Moulton will be required to forfeit the shotgun used in the incident and will not be allowed to possess a weapon during his probation. He’s also required to undergo anger management counseling.

He was expected to be released from jail later on Wednesday, said his court-appointed attorney, Louis Byrd Jr.

“I think this was a fair resolution for a first-time nonviolent offender,” he said. Moulton would have faced up to 28 months in prison had he been convicted of the original charge, he said.

Moulton has a history of depression, and the days of fireworks around Independence Day were “disturbing” to him, Byrd said.

“He doesn’t have any criminal history,” the defense attorney said. “This was his first brush with incarceration, and it had a significant impact on him.”

In fact, on July 12, Byrd requested that Moulton undergo a competency evaluation because the Clark County Jail had been keeping him on a suicide watch. Western State Hospital did the evaluation and found, in a report issued July 24, that he has the mental capacity to assist in his defense, said Senior Deputy Prosecutor Kasey Vu.

Vu said Moulton fired the shots into an embankment in the neighborhood near the 4900 block of Northeast 19th Avenue, as four of his neighbors watched in terror.

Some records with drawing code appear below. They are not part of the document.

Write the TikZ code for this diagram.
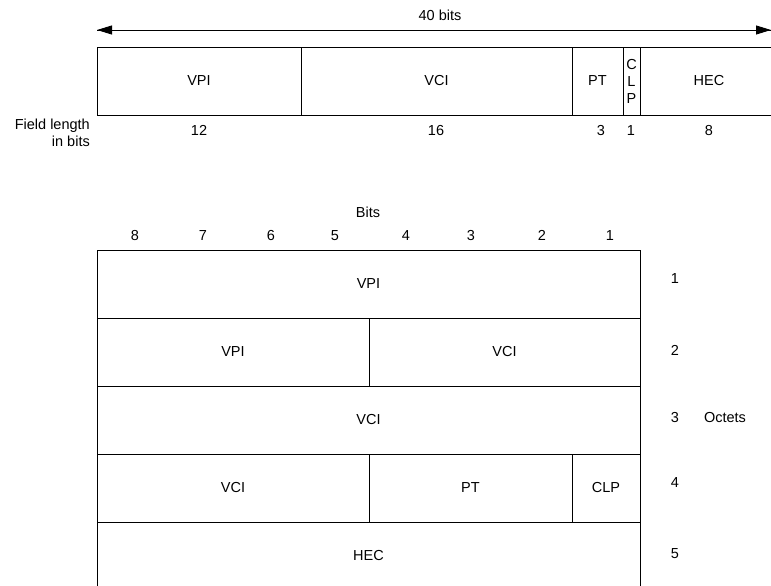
\documentclass[tikz,border=0pt]{standalone}
\usepackage{fontspec}
\setmainfont{Liberation Sans}
\usetikzlibrary{arrows.meta,positioning}

\begin{document}
\begin{tikzpicture}[x=1pt,y=1pt,font=\fontsize{14.5pt}{17pt}\selectfont,
   f/.style={draw,line width=0.9pt,minimum height=68pt,inner sep=0pt,outer sep=0pt,
             anchor=north west},
   d/.style={anchor=base,inner sep=0pt},
   tip/.style={-{Triangle[length=15pt,width=9pt]}}]
  \useasboundingbox (0,0) rectangle (771,-586);
  % cell header, one line
  \coordinate (al) at (97,-30);
  \coordinate (ar) at (771,-30);
  \draw[tip,line width=0.9pt] (al) -- (ar);
  \draw[tip,line width=0.9pt] (ar) -- (al);
  \node (len) at (440,-15) {40 bits};
  \node[f,minimum width=204pt] (h1) at (97,-47) {VPI};
  \node[f,minimum width=271pt] (h2) at (301,-47) {VCI};
  \node[f,minimum width=51pt] (h3) at (572,-47) {PT};
  \node[f,minimum width=17pt,align=center] (h4) at (623,-47) {C\\L\\P};
  \node[f,minimum width=138pt] (h5) at (640,-47) {HEC};
  \node[align=right,anchor=east,inner sep=0pt] (fl) at (90,-133) {Field length\\in bits};
  \foreach \n/\x/\v in {1/199/12,2/436/16,3/601/3,4/631/1,5/709/8}
    \node[d] (n\n) at (\x,-135.5) {\v};
  % cell header, octet by octet
  \node (bits) at (368,-212) {Bits};
  \foreach \b/\x in {8/135,7/203,6/271,5/335,4/406,3/471,2/542,1/610}
    \node[d] (b\b) at (\x,-240.5) {\b};
  \node[f,minimum width=543pt] (r1) at (97,-250) {VPI};
  \node[f,minimum width=272pt] (r2a) at (97,-318) {VPI};
  \node[f,minimum width=271pt] (r2b) at (369,-318) {VCI};
  \node[f,minimum width=543pt] (r3) at (97,-386) {VCI};
  \node[f,minimum width=272pt] (r4a) at (97,-454) {VCI};
  \node[f,minimum width=203pt] (r4b) at (369,-454) {PT};
  \node[f,minimum width=68pt] (r4c) at (572,-454) {CLP};
  \node[f,minimum width=543pt] (r5) at (97,-522) {HEC};
  \foreach \o/\y in {1/279,2/350,3/418,4/483,5/554}
    \node (o\o) at (675,-\y) {\o};
  \node (oct) at (725,-418) {Octets};
\end{tikzpicture}
\end{document}
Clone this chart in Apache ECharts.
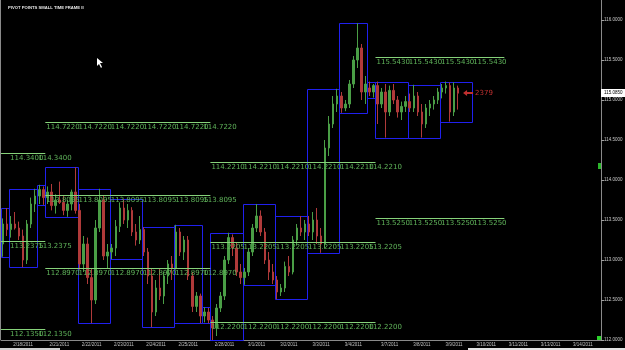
<!DOCTYPE html>
<html>
<head>
<meta charset="utf-8">
<script src="https://cdn.jsdelivr.net/npm/echarts@6/dist/echarts.min.js"></script>
<style>
  html, body { margin: 0; padding: 0; background: #000; }
  #chart { width: 625px; height: 350px; }
</style>
</head>
<body>
<div id="chart"></div>
<script>
// 3-hour candles, each one [open, close, low, high]
const feb17 = [[113.20,113.45,113.04,113.52],[113.45,113.38,113.30,113.65]];
const feb18 = [[113.38,113.45,113.28,113.55],[113.45,113.40,113.38,113.60],[113.40,113.30,113.25,113.48],
  [113.30,113.00,112.91,113.38],[113.00,113.45,112.95,113.50],[113.45,113.70,113.40,113.78],[113.70,113.80,113.60,113.89]];
const feb20 = [[113.80,113.88,113.70,113.94],[113.88,113.78,113.69,113.92]];
const feb21 = [[113.78,113.85,113.70,113.92],[113.85,113.68,113.62,113.95],[113.68,113.75,113.58,113.82],
  [113.75,113.72,113.70,113.98],[113.72,113.62,113.56,113.80],[113.62,113.70,113.54,113.75],
  [113.70,113.85,113.62,113.88],[113.85,113.62,113.58,114.16]];
const feb22 = [[113.62,112.95,112.88,113.70],[112.95,113.20,112.85,113.30],[113.20,112.78,112.70,113.28],
  [112.78,112.50,112.21,112.90],[112.50,113.40,112.45,113.50],[113.40,113.75,113.35,113.89],
  [113.75,113.05,113.00,113.80],[113.05,113.10,112.90,113.20]];
const feb23 = [[113.10,113.15,113.01,113.20],[113.15,113.42,113.05,113.50],[113.42,113.65,113.35,113.72],
  [113.65,113.50,113.45,113.76],[113.50,113.62,113.40,113.70],[113.62,113.35,113.30,113.66],
  [113.35,113.25,113.18,113.45],[113.25,113.38,113.20,113.55]];
const feb24 = [[113.38,113.10,113.05,113.41],[113.10,112.80,112.70,113.15],[112.80,112.35,112.16,112.90],
  [112.35,112.65,112.30,112.75],[112.65,112.55,112.50,112.90],[112.55,112.80,112.45,112.85],
  [112.80,112.95,112.70,113.00],[112.95,112.90,112.75,113.05]];
const feb25 = [[112.90,113.35,112.88,113.44],[113.35,113.10,113.05,113.40],[113.10,113.25,113.00,113.30],
  [113.25,112.80,112.75,113.30],[112.80,112.42,112.35,112.85],[112.42,112.55,112.35,112.60],
  [112.55,112.30,112.21,112.58]];
const feb27 = [[112.30,112.35,112.22,112.41],[112.35,112.25,112.21,112.40]];
const feb28 = [[112.25,112.15,112.00,112.30],[112.15,112.40,112.05,112.45],[112.40,112.55,112.35,112.60],
  [112.55,113.00,112.50,113.05],[113.00,113.28,112.95,113.34],[113.28,113.15,113.05,113.32],
  [113.15,112.85,112.80,113.22],[112.85,112.78,112.70,112.95]];
const mar1 = [[112.78,112.85,112.69,112.90],[112.85,113.10,112.80,113.15],[113.10,113.40,113.05,113.45],
  [113.40,113.55,113.35,113.70],[113.55,113.35,113.30,113.62],[113.35,113.00,112.95,113.40],
  [113.00,112.85,112.75,113.10],[112.85,112.75,112.70,112.95]];
const mar2 = [[112.75,112.60,112.51,112.80],[112.60,112.65,112.55,112.70],[112.65,112.92,112.60,112.98],
  [112.92,112.85,112.80,113.05],[112.85,113.25,112.82,113.30],[113.25,113.40,113.18,113.45],
  [113.40,113.35,113.30,113.55],[113.35,113.45,113.25,113.50]];
const mar3 = [[113.45,113.35,113.30,113.55],[113.35,113.50,113.25,113.60],[113.50,113.30,113.20,113.65],
  [113.30,113.20,113.09,113.40],[113.20,114.40,113.15,114.50],[114.40,114.70,114.30,114.80],
  [114.70,114.95,114.65,115.05],[114.95,115.05,114.85,115.14]];
const mar4 = [[115.05,114.90,114.84,115.10],[114.90,114.95,114.86,115.00],[114.95,115.20,114.90,115.25],
  [115.20,115.50,115.15,115.55],[115.50,115.65,115.40,115.96],[115.65,115.10,115.00,115.70],
  [115.10,115.20,114.95,115.30]];
const mar6 = [[115.15,115.10,115.05,115.23],[115.10,115.18,115.03,115.20]];
const mar7 = [[115.18,114.95,114.70,115.23],[114.95,115.10,114.90,115.15],[115.10,114.85,114.53,115.20],
  [114.85,115.12,114.80,115.18],[115.12,115.00,114.95,115.20],[115.00,114.85,114.78,115.05],
  [114.85,114.92,114.75,114.98],[114.92,114.98,114.85,115.05]];
const mar8 = [[114.98,114.90,114.85,115.08],[114.90,115.05,114.85,115.19],[115.05,114.85,114.80,115.10],
  [114.85,114.70,114.53,114.95],[114.70,114.90,114.65,114.95],[114.90,114.95,114.80,115.00],
  [114.95,115.00,114.88,115.05],[115.00,115.10,114.95,115.15]];
const mar9 = [[115.10,115.15,115.02,115.20],[115.15,115.18,115.08,115.23],[115.18,114.85,114.73,115.22],
  [114.85,115.15,114.80,115.22],[115.15,115.085,114.88,115.18]];

const dayNames = ['2/17/2011','2/18/2011','2/20/2011','2/21/2011','2/22/2011','2/23/2011','2/24/2011',
  '2/25/2011','2/27/2011','2/28/2011','3/1/2011','3/2/2011','3/3/2011','3/4/2011','3/6/2011',
  '3/7/2011','3/8/2011','3/9/2011','3/10/2011','3/11/2011','3/13/2011','3/14/2011'];
const daySlots = [2,7,2,8,8,8,8,7,2,8,8,8,8,7,2,8,8,8,8,8,8,8];
const dayCandles = [feb17,feb18,feb20,feb21,feb22,feb23,feb24,feb25,feb27,feb28,mar1,mar2,mar3,mar4,mar6,
  mar7,mar8,mar9,[],[],[],[]];
const axisDays = ['2/18/2011','2/21/2011','2/22/2011','2/23/2011','2/24/2011','2/25/2011','2/28/2011',
  '3/1/2011','3/2/2011','3/3/2011','3/4/2011','3/7/2011','3/8/2011','3/9/2011','3/10/2011','3/11/2011',
  '3/13/2011','3/14/2011'];

// weekly pivot levels
const pivotFrom = ['2/17/2011','2/21/2011','2/28/2011','3/7/2011'];
const pivotTo = ['2/20/2011','2/27/2011','3/6/2011','3/10/2011'];
const pivotLevels = [
  [114.3400, 113.2375, 112.1350],
  [114.7220, 113.8095, 112.8970],
  [114.2210, 113.2205, 112.2200],
  [115.5430, 113.5250]
];
const timerText = '2379';

const categories = [], candleData = [], boxData = [], labelIdx = new Set();
const dayStart = {}, dayEnd = {};
let idx = 0;
dayNames.forEach((d, i) => {
  dayStart[d] = idx;
  dayEnd[d] = idx + daySlots[i] - 1;
  const bars = dayCandles[i];
  for (let k = 0; k < daySlots[i]; k++) categories.push(d + '|' + k);
  bars.forEach(b => candleData.push(b));
  if (bars.length) {
    boxData.push([idx, idx + daySlots[i] - 1,
      Math.min(...bars.map(b => b[2])), Math.max(...bars.map(b => b[3]))]);
  }
  if (axisDays.includes(d)) labelIdx.add(idx + Math.floor((daySlots[i] - 1) / 2));
  idx += daySlots[i];
});

const pivotData = [], pivotLabelStarts = [];
pivotFrom.forEach((from, w) => {
  const s = dayStart[from], e = dayEnd[pivotTo[w]];
  const starts = dayNames.map(d => dayStart[d]).filter(v => v > 0 && v >= s && v <= e);
  pivotLevels[w].forEach(lv => {
    pivotData.push([s, e, lv]);
    pivotLabelStarts.push(starts);
  });
});

const lastBar = mar9[mar9.length - 1];
const priceData = [[candleData.length - 1, lastBar[1]]];

const smallFont = 'Liberation Sans';
const chart = echarts.init(document.getElementById('chart'));
chart.setOption({
  backgroundColor: '#000',
  animation: false,
  title: {
    text: 'PIVOT POINTS SMALL TIME FRAME II',
    left: 3, top: 1,
    textStyle: { color: '#e6e6e6', fontSize: 4.2, fontWeight: 'bold', fontFamily: smallFont }
  },
  grid: { left: 1, right: 24, top: 0, bottom: 10, outerBoundsMode: 'none' },
  xAxis: {
    type: 'category',
    data: categories,
    boundaryGap: true,
    axisLine: { lineStyle: { color: '#8a8a8a', width: 1 } },
    axisTick: { show: false },
    splitLine: { show: false },
    axisLabel: {
      interval: (i) => labelIdx.has(i),
      formatter: (v) => v.split('|')[0],
      color: '#c0c0c0', fontSize: 4.5, margin: 2, fontFamily: smallFont
    }
  },
  yAxis: {
    type: 'value',
    position: 'right',
    min: 112, max: 116.25, interval: 0.5,
    axisLine: { show: true, lineStyle: { color: '#8a8a8a' } },
    axisTick: { show: true, length: 3, lineStyle: { color: '#a0a0a0' } },
    splitLine: { show: false },
    axisLabel: {
      formatter: (v) => v.toFixed(4), showMaxLabel: false,
      color: '#c8c8c8', fontSize: 4.5, margin: 3, fontFamily: smallFont
    }
  },
  series: [
    {
      type: 'custom',
      name: 'dayBoxes',
      data: boxData,
      encode: { x: [0, 1], y: [2, 3] },
      z: 1,
      renderItem: (params, api) => {
        const w = api.size([1, 0])[0];
        const a = api.coord([api.value(0), api.value(3)]);
        const b = api.coord([api.value(1), api.value(2)]);
        const x1 = Math.round(a[0] - w / 2) + 0.5, x2 = Math.round(b[0] + w / 2) + 0.5;
        const y1 = Math.round(a[1]) + 0.5, y2 = Math.round(b[1]) + 0.5;
        return {
          type: 'polyline',
          shape: { points: [[x1, y1], [x2, y1], [x2, y2], [x1, y2], [x1, y1]] },
          style: { fill: 'none', stroke: '#2020ee', lineWidth: 1 }
        };
      }
    },
    {
      type: 'candlestick',
      data: candleData,
      barWidth: 2,
      z: 2,
      itemStyle: {
        color: '#4a9e46', color0: '#b03a3a',
        borderColor: '#4a9e46', borderColor0: '#b03a3a', borderWidth: 1
      }
    },
    {
      type: 'custom',
      name: 'pivots',
      data: pivotData,
      encode: { x: [0, 1], y: 2 },
      z: 3,
      renderItem: (params, api) => {
        const w = api.size([1, 0])[0];
        const a = api.coord([api.value(0), api.value(2)]);
        const b = api.coord([api.value(1), api.value(2)]);
        const y = Math.round(a[1]) + 0.5;
        const children = [{
          type: 'line',
          shape: { x1: a[0] - w / 2, y1: y, x2: b[0] + w / 2, y2: y },
          style: { stroke: '#86d27a', lineWidth: 1 }
        }];
        pivotLabelStarts[params.dataIndex].forEach(s => {
          const p = api.coord([s, api.value(2)]);
          children.push({
            type: 'text',
            x: p[0] - w / 2 + 1, y: y + 1,
            style: {
              text: api.value(2).toFixed(4), fill: '#5fb35a',
              fontSize: 7, fontFamily: 'DejaVu Sans', verticalAlign: 'top', align: 'left'
            }
          });
        });
        return { type: 'group', children: children };
      }
    },
    {
      type: 'custom',
      name: 'price',
      data: priceData,
      encode: { x: 0, y: 1 },
      z: 4,
      renderItem: (params, api) => {
        const cs = params.coordSys;
        const w = api.size([1, 0])[0];
        const p = api.coord([api.value(0), api.value(1)]);
        const y = Math.round(p[1]);
        const right = cs.x + cs.width;
        const ax = p[0] + w / 2 + 3;
        return {
          type: 'group',
          children: [
            { type: 'rect', shape: { x: right, y: y - 4, width: 24, height: 8 }, style: { fill: '#ffffff' } },
            { type: 'text', x: right + 3, y: y, style: {
                text: api.value(1).toFixed(4), fill: '#000', fontSize: 4.5,
                fontFamily: smallFont, verticalAlign: 'middle' } },
            { type: 'polygon', shape: { points: [[ax, y], [ax + 4, y - 3], [ax + 4, y - 1], [ax + 10, y - 1],
                [ax + 10, y + 1], [ax + 4, y + 1], [ax + 4, y + 3]] }, style: { fill: '#c03030' } },
            { type: 'text', x: ax + 12, y: y, style: {
                text: timerText, fill: '#c03030', fontSize: 7,
                fontFamily: 'DejaVu Sans', verticalAlign: 'middle' } }
          ]
        };
      }
    }
  ],
  graphic: [
    { type: 'line', shape: { x1: 0.5, y1: 0, x2: 0.5, y2: 340 }, style: { stroke: '#8a8a8a' } },
    { type: 'rect', shape: { x: 597, y: 336, width: 4, height: 4 }, style: { fill: '#2bd12b' } },
    { type: 'rect', shape: { x: 598, y: 163, width: 3, height: 6 }, style: { fill: '#2bb52b' } },
    { type: 'rect', shape: { x: 0, y: 348, width: 60, height: 2 }, style: { fill: '#cfcfcf' } },
    { type: 'rect', shape: { x: 468, y: 348, width: 157, height: 2 }, style: { fill: '#e2e2e2' } },
    { type: 'polygon', shape: { points: [[97, 58], [97, 66], [99, 64], [101, 68], [102, 67], [100, 63], [103, 63]] },
      style: { fill: '#ffffff' } }
  ]
});
</script>
</body>
</html>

Two of the neighbors ducked behind a vehicle because they feared that Moulton would shoot them, according to a probable cause affidavit filed in court.

Vu said Moulton told the victims: “You want to blow (expletive) up? I’ll blow you up!”

“It was, I’m sure, a very frightening thing to the people who were threatened,” Johnson told Moulton. “Fireworks can be upsetting to people, but you have to be someone who controls their emotions and doesn’t threaten other people.”